勝つのは逃げのディープか、差しのディープか。
いずれも飛躍が期待される4歳馬。どちらもディープインパクト産駒。注目の対決を制したのは、逃げのエイシンヒカリだった。6月14日に行われたエプソムカップ(GIII/東京芝1800m)でサトノアラジンを下し、重賞制覇を成し遂げた。
偉大な種牡馬産駒、個性的な逃げ馬、鞍上武豊騎手――。
将来を楽しみにするなというほうが無理な注文だ。
内容の濃い重賞初制覇
5枠6番からスタートしたエイシンヒカリと武豊騎手はゲシュタルトとの先行争いを制してハナを切る。いつものような大逃げではなく、後続を惹きつけた逃げとなった。
直線では満を持して追い出されると、追いすがる後続を突き放していく。最大のライバルとされたサトノアラジンには詰め寄られたものの、クビ差制して重賞初制覇を達成した。

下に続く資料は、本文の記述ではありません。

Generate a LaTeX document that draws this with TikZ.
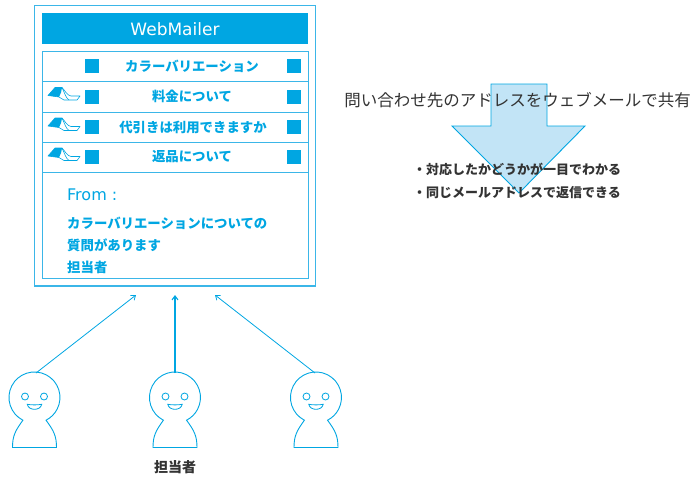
\documentclass[tikz,border=0pt]{standalone}
\usepackage{fontspec}
\setmainfont{Noto Sans CJK JP}
\newfontfamily\latinsans{DejaVu Sans}
\usetikzlibrary{arrows.meta}
\definecolor{mblue}{HTML}{00A6E2}
\definecolor{lblue}{HTML}{3BB6E8}
\definecolor{afill}{HTML}{C2E4F6}
\definecolor{ink}{HTML}{333333}
\tikzset{
  frameline/.style={draw=lblue, line width=1.2pt},
  rowline/.style={draw=lblue, line width=1pt},
  sq/.style={fill=mblue, minimum width=14pt, minimum height=14pt, inner sep=0pt},
  rowtext/.style={text=mblue, font=\bfseries\fontsize{13.4}{15}\selectfont, inner sep=0pt},
  bodytext/.style={text=mblue, font=\bfseries\fontsize{13.4}{15}\selectfont, anchor=west, inner sep=0pt},
  bullet/.style={text=ink, font=\bfseries\fontsize{13}{15}\selectfont, anchor=west, inner sep=0pt},
  conn/.style={draw=mblue, line width=0.8pt, -{Straight Barb[length=4pt,width=6pt]}},
  personline/.style={draw=mblue, line width=0.9pt, fill=white},
  flagicon/.pic={
    % folded ribbon mark
    \draw[mblue, line width=0.6pt, line join=round]
      (-15,-1) -- (-8,-9) -- (-1,-9) .. controls (2,-6) and (4,-1) .. (8,-0.5)
      -- (17,-0.5) -- (14,3.5) -- (1,3.5) -- (-4,0.5) -- cycle;
    \draw[mblue, line width=0.6pt, line join=round]
      (-1,-9) .. controls (1,-5) and (3,2) .. (6,3.5);
    \fill[mblue] (-15,-1) -- (-8,-9) -- (-1,-9) -- (-2,-4) -- (-4,0.5) -- cycle;
  },
  person/.pic={
    \path[personline]
      (-22,50) .. controls (-22,38) and (-19,33) .. (-11.6,22.7)
      arc[start angle=117, end angle=423, radius=25.5]
      .. controls (19,33) and (22,38) .. (22,50) -- cycle;
    \draw[mblue, line width=0.8pt] (-9.5,-1) circle (3.5) (9.5,-1) circle (3.5);
    \draw[mblue, line width=0.8pt] (-7.2,6.8) .. controls (-3,7.6) and (3,7.6) .. (7.2,6.8)
      .. controls (6,13.5) and (-6,13.5) .. cycle;
  }
}
\begin{document}
\begin{tikzpicture}[x=1pt, y=-1pt]
\useasboundingbox (0,0) rectangle (696,477);

% mail client window
\path[frameline] (34.5,5.5) rectangle (315.5,286);
\fill[mblue] (42,13) rectangle (308,44);
\node[text=white, font=\latinsans\fontsize{17}{19}\selectfont, inner sep=0pt] (title) at (175,29) {WebMailer};

% message list and preview pane
\path[rowline] (42,51) rectangle (308,278);
\foreach \y in {81,112,142,172} \draw[rowline] (42,\y) -- (308,\y);

\foreach \y [count=\i] in {66,96.5,127,157} {
  \node[sq] (ls\i) at (92,\y) {};
  \node[sq] (rs\i) at (294,\y) {};
}
\foreach \y in {96.5,127,157} \pic at (63,\y) {flagicon};

\node[rowtext] (r1) at (192,66) {カラーバリエーション};
\node[rowtext] (r2) at (192,96.5) {料金について};
\node[rowtext] (r3) at (193,127) {代引きは利用できますか};
\node[rowtext] (r4) at (192,157) {返品について};

\node[anchor=west, text=mblue, font=\latinsans\fontsize{16}{18}\selectfont, inner sep=0pt] (from) at (67,195) {From :};
\node[bodytext] (b1) at (67,223) {カラーバリエーションについての};
\node[bodytext] (b2) at (67,245) {質問があります};
\node[bodytext] (b3) at (67,267) {担当者};

% shared-address arrow and notes
\draw[fill=afill, draw=mblue, line width=0.9pt, line join=miter]
  (491,84) -- (547,84) -- (547,126) -- (585,126) -- (519,193) -- (452,126) -- (491,126) -- cycle;
\node[text=ink, font=\fontsize{16.5}{18}\selectfont, inner sep=0pt] (share) at (517.5,100)
  {問い合わせ先のアドレスをウェブメールで共有};
\node[bullet] (n1) at (413,169) {・対応したかどうかが一目でわかる};
\node[bullet] (n2) at (413,193) {・同じメールアドレスで返信できる};

% staff members
\foreach \x [count=\i] in {34.5,175,316} {
  \pic at (\x,397.5) {person};
}
\coordinate (p1) at (36,373);
\coordinate (p2) at (175,373);
\coordinate (p3) at (315,373);
\coordinate (in1) at (136,295);
\coordinate (in2) at (175,295);
\coordinate (in3) at (215,295);
\draw[conn] (p1) -- (in1);
\draw[conn, line width=1.1pt] (p2) -- (in2);
\draw[conn] (p3) -- (in3);

\node[text=ink, font=\bfseries\fontsize{14}{16}\selectfont, inner sep=0pt] (staff) at (175,467) {担当者};
\end{tikzpicture}
\end{document}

レースラップを振り返ってみると、価値の高い勝利だったことが分かる。
12.9-11.3-11.4-11.9-11.7-11.6-11.2-11.2-12.2
最初の一ハロンこそ12秒台を記録したが、あとは一貫して11秒台で推移している。息つく隙がない、よどみのないレースになったわけだ。弱い逃げ馬なら、あっという間に失速していただろう。厳しいペースを自ら作り出し、押し切ってみせたのだから価値が高い。武豊騎手と、よほど手が合うのだろう。ほとんど完璧なレース運びだったと言っていい。
何より重賞級のサトノアラジンとの攻防戦を制したのだから、単なる重賞制覇以上の評価を与えていいはずだ。
秋の飛躍に期待
もっとも、課題がないわけではない。もっと道中突っつかれていたら結果は変わっていただろうし、上位5頭中4頭がディープインパクト産駒という“ディープ馬場”の恩恵を受けていた。
ただ、フロックでキャリア8戦7勝、重賞制覇というのはできない芸当だ。サイレンススズカ級かはさておき、久々に実力とスター性を兼ね揃えた逃げ馬が誕生したことを素直に喜びたい。
距離適性などを考慮すると、秋の最大目標は天皇賞秋になるだろう。あるいはマイルチャンピオンシップということもあるのだろうか。キャリア8戦すべてで1800〜2000mの中距離を使っている点を見ると、有力なのは前者と言えそうだ。もちろん、どちらも使う可能性もある。
天皇賞秋と魅力的な逃げ馬……。これ以上書かずとも、夢を見たくなるのが競馬ファンの性というものだ。
まずはレース後、なにもないことを祈りつつ、実りの秋を期待したい。